Building My Tuck IQ, Part II

By Kristin Roth

So I mentioned in an earlier post that I've been catching up this summer with the many research centers and initiatives at Tuck. I’m learning so much about the fabulous opportunities at Tuck. More things you should know:


  • All of our research centers operate on a “three legs of the stool” model. Each conducts research, offers programs for practitioners and executives, and then brings those aspects back to enrich the MBA program. Offerings include multiple speakers series, independent study opportunities, and the chance for MBA students to serve as center fellows.
  • The Center for Digital Strategies, in its spectacular new offices, runs the Britt Technology Impact Series, an amazing set of speakers and panels all centered on an annual theme. Last year’s theme was Information Overload: Capitalizing on Big Data. The CDS also offers a Roundtable on Digital Strategies with corporate members and MBA fellows have an opportunity to sit in on these closed-door meetings and learn from practitioners.
  • The Center for Global Business and Government has some high-powered senior fellows this year: BlackRock executive and former Treasury department official Peter Fisher, former U.S. Senator Judd Gregg, former New Hampshire Governor John Lynch, and former White House speechwriter Matt Rees. Many of the international programs students participate in are run through the CGBG, including Learning Expeditions and the Tuck Global Consultancy. The CGBG also publishes the Slaughter & Rees Report, a weekly briefing with global economic news analysis.
  • The Revers Energy Initiative is a new initiative made possible by Dan Revers, T’89, overseer and co-founder of ArcLight Capital Partners.
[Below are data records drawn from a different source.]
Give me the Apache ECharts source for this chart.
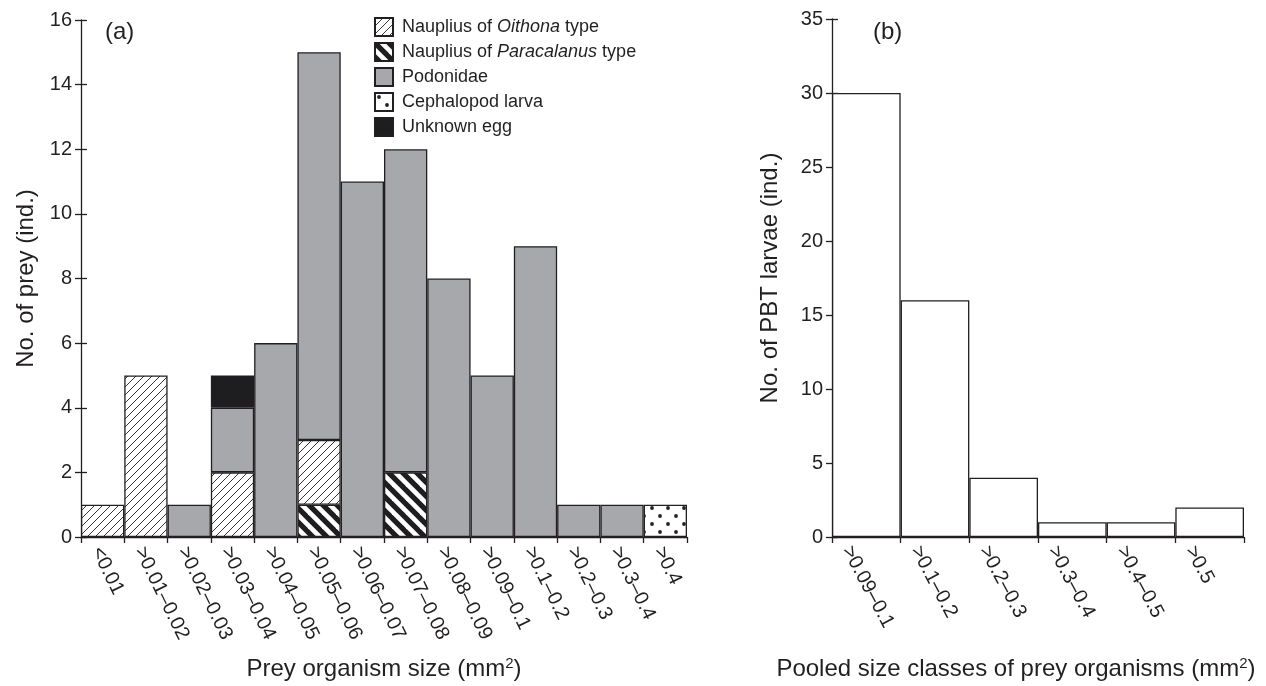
<!DOCTYPE html>
<html>
<head>
<meta charset="utf-8">
<script src="https://cdn.jsdelivr.net/npm/echarts@6/dist/echarts.min.js"></script>
<style>html,body{margin:0;padding:0;background:#fff}#c{width:1266px;height:686px}</style>
</head>
<body>
<div id="c"></div>
<script>
// ---------- data ----------
var sizeClassesA = ['<0.01','>0.01–0.02','>0.02–0.03','>0.03–0.04','>0.04–0.05','>0.05–0.06','>0.06–0.07','>0.07–0.08','>0.08–0.09','>0.09–0.1','>0.1–0.2','>0.2–0.3','>0.3–0.4','>0.4'];
var paracalanus = [null,null,null,null,null,1,null,2,null,null,null,null,null,null];
var oithona     = [1,5,null,2,null,2,null,null,null,null,null,null,null,null];
var podonidae   = [null,null,1,2,6,12,11,10,8,5,9,1,1,null];
var unknownEgg  = [null,null,null,1,null,null,null,null,null,null,null,null,null,null];
var cephalopod  = [null,null,null,null,null,null,null,null,null,null,null,null,null,1];
var yTicksA = {min:0, max:16, interval:2};

var sizeClassesB = ['>0.09–0.1','>0.1–0.2','>0.2–0.3','>0.3–0.4','>0.4–0.5','>0.5'];
var larvaeCounts = [30,16,4,1,1,2];
var yTicksB = {min:0, max:35, interval:5};

var legendNames = ['Oithona','Paracalanus','Podonidae','Cephalopod','Unknown'];
var legendLabels = {
  'Oithona': 'Nauplius of {i|Oithona} type',
  'Paracalanus': 'Nauplius of {i|Paracalanus} type',
  'Podonidae': 'Podonidae',
  'Cephalopod': 'Cephalopod larva',
  'Unknown': 'Unknown egg'
};

// ---------- styles ----------
var INK = '#231f20';
var FONT = 'Liberation Sans, Arial, Helvetica, sans-serif';
function makePattern(w, h, draw) {
  var c = document.createElement('canvas');
  c.width = w; c.height = h;
  var g = c.getContext('2d');
  g.fillStyle = '#ffffff'; g.fillRect(0, 0, w, h);
  draw(g, w, h);
  return {image: c, repeat: 'repeat'};
}
var hatchThin = makePattern(8, 8, function (g, w, h) {
  g.strokeStyle = INK; g.lineWidth = 0.9;
  for (var k = -1; k <= 1; k++) {
    g.beginPath(); g.moveTo(k * w - 1, h + 1); g.lineTo(k * w + w + 1, -1); g.stroke();
  }
});
var hatchBold = makePattern(14, 14, function (g, w, h) {
  g.strokeStyle = '#1e1e20'; g.lineWidth = 5.2;
  for (var k = -1; k <= 1; k++) {
    g.beginPath(); g.moveTo(k * w - 2, -2); g.lineTo(k * w + w + 2, h + 2); g.stroke();
  }
});
var dots = makePattern(16, 16, function (g) {
  g.fillStyle = INK;
  [[4, 4], [12, 12]].forEach(function (p) {
    g.beginPath(); g.arc(p[0], p[1], 1.9, 0, Math.PI * 2); g.fill();
  });
});
var GREY = '#a7a8ab';
var BLACK = '#1e1e20';

function barStyle(color) {
  return {color: color, borderColor: INK, borderWidth: 1.3};
}
var tickLabel = {color: INK, fontSize: 20, fontFamily: FONT};
var axisLine = {show: true, lineStyle: {color: INK, width: 1.3}};
var supRich = {a: {fontSize: 24, color: INK, fontFamily: FONT, lineHeight: 26},
               s: {fontSize: 15, color: INK, fontFamily: FONT, verticalAlign: 'top', lineHeight: 14}};

var chart = echarts.init(document.getElementById('c'), null, {renderer: 'canvas'});
var option = {
  backgroundColor: '#ffffff',
  animation: false,
  textStyle: {fontFamily: FONT, color: INK},
  title: [
    {text: '(a)', left: 100, top: 15, textStyle: {fontSize: 24, fontWeight: 'normal', color: INK, fontFamily: FONT}},
    {text: '(b)', left: 868, top: 15, textStyle: {fontSize: 24, fontWeight: 'normal', color: INK, fontFamily: FONT}}
  ],
  legend: {
    data: legendNames,
    orient: 'vertical',
    left: 369, top: 12,
    itemWidth: 18, itemHeight: 18, itemGap: 5,
    icon: 'rect',
    selectedMode: false,
    formatter: function (n) { return legendLabels[n]; },
    textStyle: {fontSize: 18, color: INK, fontFamily: FONT, padding: [0, 0, 0, 4], lineHeight: 20,
      rich: {i: {fontSize: 18, fontStyle: 'italic', color: INK, fontFamily: FONT, lineHeight: 20}}}
  },
  grid: [
    {left: 81, top: 20, right: 579, bottom: 144, containLabel: false},
    {left: 832, top: 19, right: 22, bottom: 144, containLabel: false}
  ],
  xAxis: [
    {type: 'category', gridIndex: 0, data: sizeClassesA, boundaryGap: true,
     axisLine: axisLine, axisTick: {show: true, length: 6, lineStyle: {color: INK, width: 1.3}},
     axisLabel: Object.assign({rotate: -64, margin: 8, interval: 0, verticalAlign: 'top', lineHeight: 14}, tickLabel),
     name: '{a|Prey organism size (mm}{s|2}{a|)}', nameLocation: 'middle', nameGap: 119,
     nameTextStyle: {rich: supRich}},
    {type: 'category', gridIndex: 1, data: sizeClassesB, boundaryGap: true,
     axisLine: axisLine, axisTick: {show: true, length: 6, lineStyle: {color: INK, width: 1.3}},
     axisLabel: Object.assign({rotate: -62, margin: 0, interval: 0, verticalAlign: 'top', lineHeight: 44}, tickLabel),
     name: '{a|Pooled size classes of prey organisms (mm}{s|2}{a|)}', nameLocation: 'middle', nameGap: 119,
     nameTextStyle: {padding: [0, 44, 0, 0], rich: supRich}}
  ],
  yAxis: [
    {type: 'value', gridIndex: 0, min: yTicksA.min, max: yTicksA.max, interval: yTicksA.interval,
     splitLine: {show: false}, axisLine: axisLine,
     axisTick: {show: true, length: 6, lineStyle: {color: INK, width: 1.3}},
     axisLabel: Object.assign({margin: 9}, tickLabel),
     name: 'No. of prey (ind.)', nameLocation: 'middle', nameGap: 43,
     nameTextStyle: {fontSize: 24, color: INK, fontFamily: FONT}},
    {type: 'value', gridIndex: 0, position: 'left', min: yTicksA.min, max: yTicksA.max, interval: yTicksA.interval,
     splitLine: {show: false}, axisLine: {show: false}, axisLabel: {show: false},
     axisTick: {show: true, inside: true, length: 6, lineStyle: {color: INK, width: 1.3}}},
    {type: 'value', gridIndex: 1, min: yTicksB.min, max: yTicksB.max, interval: yTicksB.interval,
     splitLine: {show: false}, axisLine: axisLine,
     axisTick: {show: true, length: 6, lineStyle: {color: INK, width: 1.3}},
     axisLabel: Object.assign({margin: 9}, tickLabel),
     name: 'No. of PBT larvae (ind.)', nameLocation: 'middle', nameGap: 50,
     nameTextStyle: {fontSize: 24, color: INK, fontFamily: FONT}},
    {type: 'value', gridIndex: 1, position: 'left', min: yTicksB.min, max: yTicksB.max, interval: yTicksB.interval,
     splitLine: {show: false}, axisLine: {show: false}, axisLabel: {show: false},
     axisTick: {show: true, inside: true, length: 6, lineStyle: {color: INK, width: 1.3}}}
  ],
  series: [
    {name: 'Paracalanus', type: 'bar', stack: 'a', xAxisIndex: 0, yAxisIndex: 0, barCategoryGap: '0%',
     data: paracalanus, itemStyle: barStyle(hatchBold)},
    {name: 'Oithona', type: 'bar', stack: 'a', xAxisIndex: 0, yAxisIndex: 0, barCategoryGap: '0%',
     data: oithona, itemStyle: barStyle(hatchThin)},
    {name: 'Podonidae', type: 'bar', stack: 'a', xAxisIndex: 0, yAxisIndex: 0, barCategoryGap: '0%',
     data: podonidae, itemStyle: barStyle(GREY)},
    {name: 'Unknown', type: 'bar', stack: 'a', xAxisIndex: 0, yAxisIndex: 0, barCategoryGap: '0%',
     data: unknownEgg, itemStyle: barStyle(BLACK)},
    {name: 'Cephalopod', type: 'bar', stack: 'a', xAxisIndex: 0, yAxisIndex: 0, barCategoryGap: '0%',
     data: cephalopod, itemStyle: barStyle(dots)},
    {name: 'PBT larvae', type: 'bar', xAxisIndex: 1, yAxisIndex: 2, barCategoryGap: '0%',
     data: larvaeCounts, itemStyle: barStyle('#ffffff')}
  ]
};
chart.setOption(option);
</script>
</body>
</html>
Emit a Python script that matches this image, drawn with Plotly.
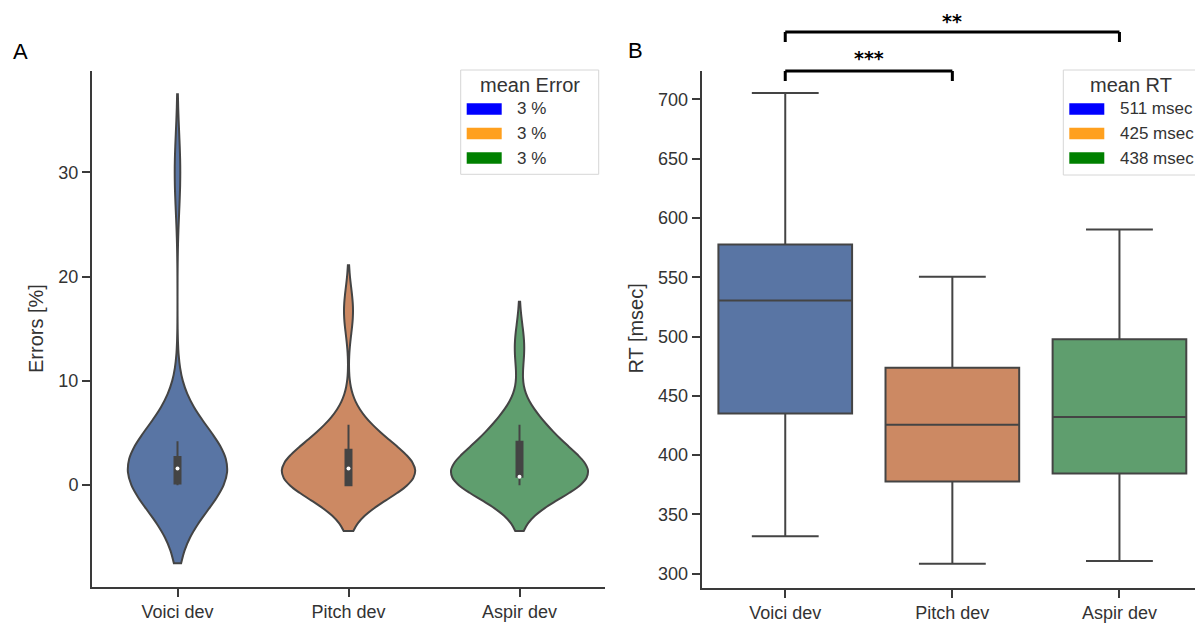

The Initiative is focused on helping students learn about the energy sector with the goal of entering the energy field after the MBA. Tuck offers coursework such as Energy Economics and Business and Climate Change, workshops and speakers through the Business and Society Conference and the Dartmouth Energy Collaborative, and independent study opportunities. Tuck and Dartmouth College overall have a lot of alumni in the energy sector whose companies support and employ Tuck students.

There are more meetings to come - the Health Care Initiative and the Center for Leadership are on the list. One major takeaway stands out as I've spoken with everyone. At Tuck, you can develop a personalized hands-on experience in the sectors that interest you, with access to alumni and companies, which gives you a richer MBA experience.